All of the data that follows should be retyped exactly, please, except the pictures.

▶ **RECORDED INFORMATION**
# # #

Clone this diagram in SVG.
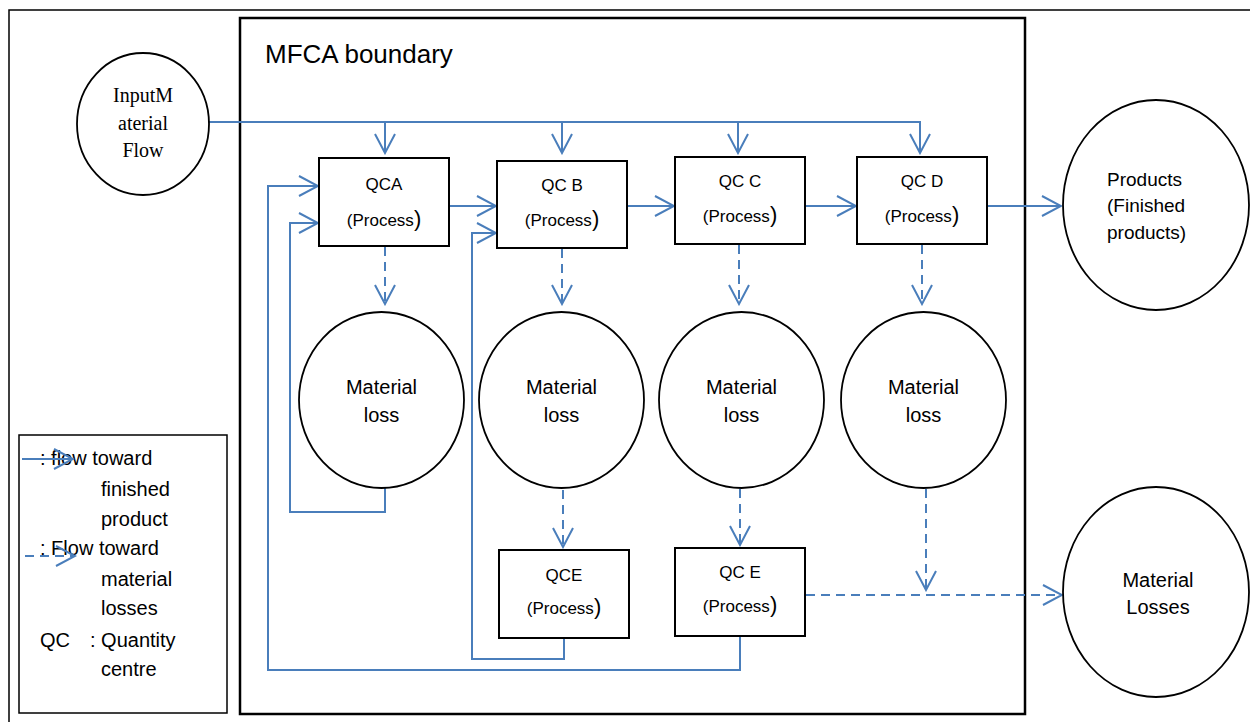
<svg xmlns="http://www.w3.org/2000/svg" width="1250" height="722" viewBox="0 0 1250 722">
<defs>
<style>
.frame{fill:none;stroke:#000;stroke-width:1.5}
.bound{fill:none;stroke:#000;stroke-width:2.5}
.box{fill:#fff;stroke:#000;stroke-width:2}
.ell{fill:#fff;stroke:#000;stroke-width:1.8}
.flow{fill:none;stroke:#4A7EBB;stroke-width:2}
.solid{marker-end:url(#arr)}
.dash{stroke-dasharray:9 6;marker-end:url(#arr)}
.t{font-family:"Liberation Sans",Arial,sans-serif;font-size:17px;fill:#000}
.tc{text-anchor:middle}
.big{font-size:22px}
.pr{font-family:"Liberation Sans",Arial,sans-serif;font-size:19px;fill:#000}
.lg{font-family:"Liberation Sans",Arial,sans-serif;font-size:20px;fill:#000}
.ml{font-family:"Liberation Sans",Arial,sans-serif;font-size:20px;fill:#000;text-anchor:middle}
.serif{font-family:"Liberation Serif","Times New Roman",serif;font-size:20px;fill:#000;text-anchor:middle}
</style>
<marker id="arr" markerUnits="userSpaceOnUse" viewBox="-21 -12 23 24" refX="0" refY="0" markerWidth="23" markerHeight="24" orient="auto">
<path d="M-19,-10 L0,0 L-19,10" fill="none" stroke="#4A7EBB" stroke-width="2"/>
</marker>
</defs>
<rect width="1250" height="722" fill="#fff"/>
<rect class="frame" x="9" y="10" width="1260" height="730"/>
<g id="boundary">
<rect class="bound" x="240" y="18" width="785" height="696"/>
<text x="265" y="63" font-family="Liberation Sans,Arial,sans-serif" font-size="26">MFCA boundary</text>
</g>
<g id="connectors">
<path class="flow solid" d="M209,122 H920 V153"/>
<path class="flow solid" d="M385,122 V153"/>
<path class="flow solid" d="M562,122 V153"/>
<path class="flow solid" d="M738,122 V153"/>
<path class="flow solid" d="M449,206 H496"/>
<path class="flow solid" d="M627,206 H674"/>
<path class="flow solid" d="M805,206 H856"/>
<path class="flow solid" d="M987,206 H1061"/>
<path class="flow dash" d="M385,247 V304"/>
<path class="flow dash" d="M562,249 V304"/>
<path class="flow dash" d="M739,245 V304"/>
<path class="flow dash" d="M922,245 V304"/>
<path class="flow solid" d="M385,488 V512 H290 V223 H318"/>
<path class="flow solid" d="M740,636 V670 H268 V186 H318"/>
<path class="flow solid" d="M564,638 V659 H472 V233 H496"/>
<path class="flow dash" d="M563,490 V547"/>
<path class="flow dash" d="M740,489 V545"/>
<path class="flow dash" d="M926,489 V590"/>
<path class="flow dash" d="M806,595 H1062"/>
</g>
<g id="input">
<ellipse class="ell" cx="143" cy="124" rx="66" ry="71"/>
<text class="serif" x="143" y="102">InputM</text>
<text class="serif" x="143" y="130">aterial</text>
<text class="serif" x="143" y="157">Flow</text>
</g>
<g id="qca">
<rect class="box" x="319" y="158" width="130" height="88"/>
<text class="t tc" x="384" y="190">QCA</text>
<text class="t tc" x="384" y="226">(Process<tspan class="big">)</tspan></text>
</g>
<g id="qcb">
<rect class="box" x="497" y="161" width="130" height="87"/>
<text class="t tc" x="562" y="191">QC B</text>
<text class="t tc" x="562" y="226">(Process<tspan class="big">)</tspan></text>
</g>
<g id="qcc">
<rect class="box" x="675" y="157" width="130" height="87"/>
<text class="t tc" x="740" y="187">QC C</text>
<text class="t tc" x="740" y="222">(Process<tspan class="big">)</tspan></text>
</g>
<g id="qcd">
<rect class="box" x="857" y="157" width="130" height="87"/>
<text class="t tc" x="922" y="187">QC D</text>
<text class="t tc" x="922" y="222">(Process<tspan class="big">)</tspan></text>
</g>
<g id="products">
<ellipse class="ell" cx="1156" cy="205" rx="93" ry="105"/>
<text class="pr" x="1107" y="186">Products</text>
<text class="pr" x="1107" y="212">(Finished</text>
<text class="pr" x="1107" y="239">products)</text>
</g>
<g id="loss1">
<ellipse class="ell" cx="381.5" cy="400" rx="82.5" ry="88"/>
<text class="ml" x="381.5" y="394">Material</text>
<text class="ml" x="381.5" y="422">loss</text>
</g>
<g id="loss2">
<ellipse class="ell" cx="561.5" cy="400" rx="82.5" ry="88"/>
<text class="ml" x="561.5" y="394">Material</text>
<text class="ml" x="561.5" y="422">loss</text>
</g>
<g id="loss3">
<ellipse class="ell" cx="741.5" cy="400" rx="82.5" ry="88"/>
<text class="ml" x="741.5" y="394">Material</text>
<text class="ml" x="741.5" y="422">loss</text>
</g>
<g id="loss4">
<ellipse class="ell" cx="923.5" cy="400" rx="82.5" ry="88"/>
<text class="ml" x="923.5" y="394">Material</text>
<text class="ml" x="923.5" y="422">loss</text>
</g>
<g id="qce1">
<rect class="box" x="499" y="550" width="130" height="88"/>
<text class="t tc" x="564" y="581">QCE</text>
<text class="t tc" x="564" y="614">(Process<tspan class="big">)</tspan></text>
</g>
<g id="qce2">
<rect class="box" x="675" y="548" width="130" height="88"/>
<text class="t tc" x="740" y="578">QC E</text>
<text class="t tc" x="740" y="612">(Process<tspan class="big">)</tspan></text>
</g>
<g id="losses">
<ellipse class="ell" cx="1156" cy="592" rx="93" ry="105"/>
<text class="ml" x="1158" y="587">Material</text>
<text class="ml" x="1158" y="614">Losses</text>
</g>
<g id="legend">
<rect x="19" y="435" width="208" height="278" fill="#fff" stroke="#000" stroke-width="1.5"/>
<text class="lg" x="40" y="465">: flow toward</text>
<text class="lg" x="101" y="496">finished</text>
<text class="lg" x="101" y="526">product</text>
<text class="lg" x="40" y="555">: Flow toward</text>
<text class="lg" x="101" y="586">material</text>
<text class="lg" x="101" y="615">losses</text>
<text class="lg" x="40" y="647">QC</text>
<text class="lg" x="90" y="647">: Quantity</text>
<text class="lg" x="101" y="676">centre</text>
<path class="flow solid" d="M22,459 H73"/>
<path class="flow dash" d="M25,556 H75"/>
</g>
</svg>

# # #

▶ **COMPLETED TASK**
Clone this diagram in SVG.
<svg xmlns="http://www.w3.org/2000/svg" width="1250" height="722" viewBox="0 0 1250 722">
<defs>
<style>
.frame{fill:none;stroke:#000;stroke-width:1.5}
.bound{fill:none;stroke:#000;stroke-width:2.5}
.box{fill:#fff;stroke:#000;stroke-width:2}
.ell{fill:#fff;stroke:#000;stroke-width:1.8}
.flow{fill:none;stroke:#4A7EBB;stroke-width:2}
.solid{marker-end:url(#arr)}
.dash{stroke-dasharray:9 6;marker-end:url(#arr)}
.t{font-family:"Liberation Sans",Arial,sans-serif;font-size:17px;fill:#000}
.tc{text-anchor:middle}
.big{font-size:22px}
.pr{font-family:"Liberation Sans",Arial,sans-serif;font-size:19px;fill:#000}
.lg{font-family:"Liberation Sans",Arial,sans-serif;font-size:20px;fill:#000}
.ml{font-family:"Liberation Sans",Arial,sans-serif;font-size:20px;fill:#000;text-anchor:middle}
.serif{font-family:"Liberation Serif","Times New Roman",serif;font-size:20px;fill:#000;text-anchor:middle}
</style>
<marker id="arr" markerUnits="userSpaceOnUse" viewBox="-21 -12 23 24" refX="0" refY="0" markerWidth="23" markerHeight="24" orient="auto">
<path d="M-19,-10 L0,0 L-19,10" fill="none" stroke="#4A7EBB" stroke-width="2"/>
</marker>
</defs>
<rect width="1250" height="722" fill="#fff"/>
<rect class="frame" x="9" y="10" width="1260" height="730"/>
<g id="boundary">
<rect class="bound" x="240" y="18" width="785" height="696"/>
<text x="265" y="63" font-family="Liberation Sans,Arial,sans-serif" font-size="26">MFCA boundary</text>
</g>
<g id="connectors">
<path class="flow solid" d="M209,122 H920 V153"/>
<path class="flow solid" d="M385,122 V153"/>
<path class="flow solid" d="M562,122 V153"/>
<path class="flow solid" d="M738,122 V153"/>
<path class="flow solid" d="M449,206 H496"/>
<path class="flow solid" d="M627,206 H674"/>
<path class="flow solid" d="M805,206 H856"/>
<path class="flow solid" d="M987,206 H1061"/>
<path class="flow dash" d="M385,247 V304"/>
<path class="flow dash" d="M562,249 V304"/>
<path class="flow dash" d="M739,245 V304"/>
<path class="flow dash" d="M922,245 V304"/>
<path class="flow solid" d="M385,488 V512 H290 V223 H318"/>
<path class="flow solid" d="M740,636 V670 H268 V186 H318"/>
<path class="flow solid" d="M564,638 V659 H472 V233 H496"/>
<path class="flow dash" d="M563,490 V547"/>
<path class="flow dash" d="M740,489 V545"/>
<path class="flow dash" d="M926,489 V590"/>
<path class="flow dash" d="M806,595 H1062"/>
</g>
<g id="input">
<ellipse class="ell" cx="143" cy="124" rx="66" ry="71"/>
<text class="serif" x="143" y="102">InputM</text>
<text class="serif" x="143" y="130">aterial</text>
<text class="serif" x="143" y="157">Flow</text>
</g>
<g id="qca">
<rect class="box" x="319" y="158" width="130" height="88"/>
<text class="t tc" x="384" y="190">QCA</text>
<text class="t tc" x="384" y="226">(Process<tspan class="big">)</tspan></text>
</g>
<g id="qcb">
<rect class="box" x="497" y="161" width="130" height="87"/>
<text class="t tc" x="562" y="191">QC B</text>
<text class="t tc" x="562" y="226">(Process<tspan class="big">)</tspan></text>
</g>
<g id="qcc">
<rect class="box" x="675" y="157" width="130" height="87"/>
<text class="t tc" x="740" y="187">QC C</text>
<text class="t tc" x="740" y="222">(Process<tspan class="big">)</tspan></text>
</g>
<g id="qcd">
<rect class="box" x="857" y="157" width="130" height="87"/>
<text class="t tc" x="922" y="187">QC D</text>
<text class="t tc" x="922" y="222">(Process<tspan class="big">)</tspan></text>
</g>
<g id="products">
<ellipse class="ell" cx="1156" cy="205" rx="93" ry="105"/>
<text class="pr" x="1107" y="186">Products</text>
<text class="pr" x="1107" y="212">(Finished</text>
<text class="pr" x="1107" y="239">products)</text>
</g>
<g id="loss1">
<ellipse class="ell" cx="381.5" cy="400" rx="82.5" ry="88"/>
<text class="ml" x="381.5" y="394">Material</text>
<text class="ml" x="381.5" y="422">loss</text>
</g>
<g id="loss2">
<ellipse class="ell" cx="561.5" cy="400" rx="82.5" ry="88"/>
<text class="ml" x="561.5" y="394">Material</text>
<text class="ml" x="561.5" y="422">loss</text>
</g>
<g id="loss3">
<ellipse class="ell" cx="741.5" cy="400" rx="82.5" ry="88"/>
<text class="ml" x="741.5" y="394">Material</text>
<text class="ml" x="741.5" y="422">loss</text>
</g>
<g id="loss4">
<ellipse class="ell" cx="923.5" cy="400" rx="82.5" ry="88"/>
<text class="ml" x="923.5" y="394">Material</text>
<text class="ml" x="923.5" y="422">loss</text>
</g>
<g id="qce1">
<rect class="box" x="499" y="550" width="130" height="88"/>
<text class="t tc" x="564" y="581">QCE</text>
<text class="t tc" x="564" y="614">(Process<tspan class="big">)</tspan></text>
</g>
<g id="qce2">
<rect class="box" x="675" y="548" width="130" height="88"/>
<text class="t tc" x="740" y="578">QC E</text>
<text class="t tc" x="740" y="612">(Process<tspan class="big">)</tspan></text>
</g>
<g id="losses">
<ellipse class="ell" cx="1156" cy="592" rx="93" ry="105"/>
<text class="ml" x="1158" y="587">Material</text>
<text class="ml" x="1158" y="614">Losses</text>
</g>
<g id="legend">
<rect x="19" y="435" width="208" height="278" fill="#fff" stroke="#000" stroke-width="1.5"/>
<text class="lg" x="40" y="465">: flow toward</text>
<text class="lg" x="101" y="496">finished</text>
<text class="lg" x="101" y="526">product</text>
<text class="lg" x="40" y="555">: Flow toward</text>
<text class="lg" x="101" y="586">material</text>
<text class="lg" x="101" y="615">losses</text>
<text class="lg" x="40" y="647">QC</text>
<text class="lg" x="90" y="647">: Quantity</text>
<text class="lg" x="101" y="676">centre</text>
<path class="flow solid" d="M22,459 H73"/>
<path class="flow dash" d="M25,556 H75"/>
</g>
</svg>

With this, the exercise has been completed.